At lunch I met a group of Westerners who worked for a local NGO. I asked then why they thought Ethiopia, and Africa in general, was poor. They all seemed to agree on the reason. I'll summarise what they said below:

"In Ethiopia, the social hierarchy is very strong and status is everything. If you are junior then you mission is to please those above so them might lift you up. If you are senior, then the morally correct thing to do is to use the resources you control to help your family and those you are socially connected to, and you are not accountable to those below you. If you are junior you will gain nothing by trying to change the way things are. You will be seen as disloyal, and if you act like you know better than your elders you are likely to be punished. Being productive is not valued. If you get your work done faster then you are just being lazy or cheating.  

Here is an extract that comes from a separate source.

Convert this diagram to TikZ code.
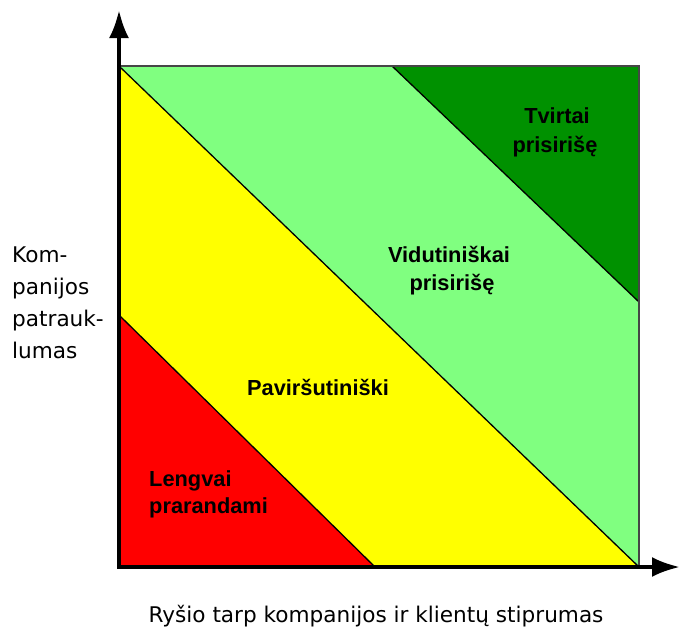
\documentclass[tikz,border=0pt]{standalone}
\usepackage{fontspec}
\setmainfont{DejaVu Sans}
\newfontfamily\zonefont{Liberation Sans}
\usetikzlibrary{arrows.meta}
\definecolor{zoneRed}{RGB}{255,0,0}
\definecolor{zoneYellow}{RGB}{255,255,0}
\definecolor{zoneLight}{RGB}{128,255,128}
\definecolor{zoneDark}{RGB}{0,145,0}
\definecolor{frameGray}{RGB}{70,70,70}
\tikzset{
  axisline/.style={line width=4pt,-{Latex[length=28pt,width=20pt]}},
  divider/.style={line width=1.3pt,black},
  frameline/.style={line width=2pt,frameGray},
  axislabel/.style={inner sep=0pt,font=\fontsize{21.6}{25}\selectfont},
  zonelabel/.style={inner sep=0pt,font=\zonefont\bfseries\fontsize{21.8}{26}\selectfont},
}
\begin{document}
\begin{tikzpicture}[x=1pt,y=-1pt]
\useasboundingbox (0,0) rectangle (681,630);
% corners of the chart area
\coordinate (TL) at (119,66);
\coordinate (TR) at (639,66);
\coordinate (BR) at (639,567);
\coordinate (BL) at (119,567);
% ends of the zone boundaries
\coordinate (r1) at (119,315);
\coordinate (r2) at (375,567);
\coordinate (g1) at (392,66);
\coordinate (g2) at (639,302);
% axis tips
\coordinate (ytip) at (119,10);
\coordinate (xstart) at (117,567);
\coordinate (xtip) at (680,567);

% zones
\fill[zoneLight] (TL) -- (TR) -- (BR) -- (BL) -- cycle;
\fill[zoneYellow] (TL) -- (BR) -- (BL) -- cycle;
\fill[zoneRed] (r1) -- (r2) -- (BL) -- cycle;
\fill[zoneDark] (g1) -- (TR) -- (g2) -- cycle;

% boundaries between zones
\draw[divider] (r1) -- (r2);
\draw[divider] (TL) -- (BR);
\draw[divider] (g1) -- (g2);
\draw[frameline] (TL) -- (TR) -- (BR);

% axes
\draw[axisline] (BL) -- (ytip);
\draw[axisline] (xstart) -- (xtip);

% zone labels
\node[zonelabel,anchor=base] (t1) at (557,123) {Tvirtai};
\node[zonelabel,anchor=base] (t2) at (555,152) {prisirišę};
\node[zonelabel,anchor=base] (v1) at (449,262) {Vidutiniškai};
\node[zonelabel,anchor=base] (v2) at (452,290) {prisirišę};
\node[zonelabel,anchor=base] (p1) at (318,395) {Paviršutiniški};
\node[zonelabel,anchor=base west] (l1) at (149,486) {Lengvai};
\node[zonelabel,anchor=base west] (l2) at (149,513) {prarandami};

% axis labels
\node[axislabel,anchor=base west] (y1) at (12,262) {Kom-};
\node[axislabel,anchor=base west] (y2) at (12,294) {panijos};
\node[axislabel,anchor=base west] (y3) at (12,326) {patrauk-};
\node[axislabel,anchor=base west] (y4) at (12,358) {lumas};
\node[axislabel,anchor=base] (xl) at (376,622) {Ryšio tarp kompanijos ir klientų stiprumas};
\end{tikzpicture}
\end{document}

"The church is a big part of the problem as they hammer into people the idea that ideas from your elders must not be questioned. The church says that it is sacrilege to even suggest that one could question that the Ark of the Covenant is in Aksum and this idea that the traditional beliefs cannot be questioned flows down.

"Ethiopian culture places little weight on the concept of evidence or of using independent investigation to produce knowledge. All knowledge comes from authority.

The Ethiopian legal system is based entirely on here-say rather than evidence. If the people who believe you are guilty are more esteemed than the people who believe you are innocent then you are guilty. One westerner was married to an Ethiopian woman and gave as an example his attempts to persuade her to chop a potato before boiling. She has been taught by her mother to cook, then peel, then chop. If you peel, then chop, then boil then it will boil faster and taste no worse. It didn't matter how many times he explained or demonstrated this to his wife, her mother was the higher authority on cooking and so he was wrong. If he disagreed with her mother then there must be something he didn't understand.

The people were divided about the future of the country. One person said "they don't want to change, they don't want us telling them we know better, I'm not sure we should be bothering.", but another person said she thought Ethiopia was turning a corner and "coming out of it's dark age".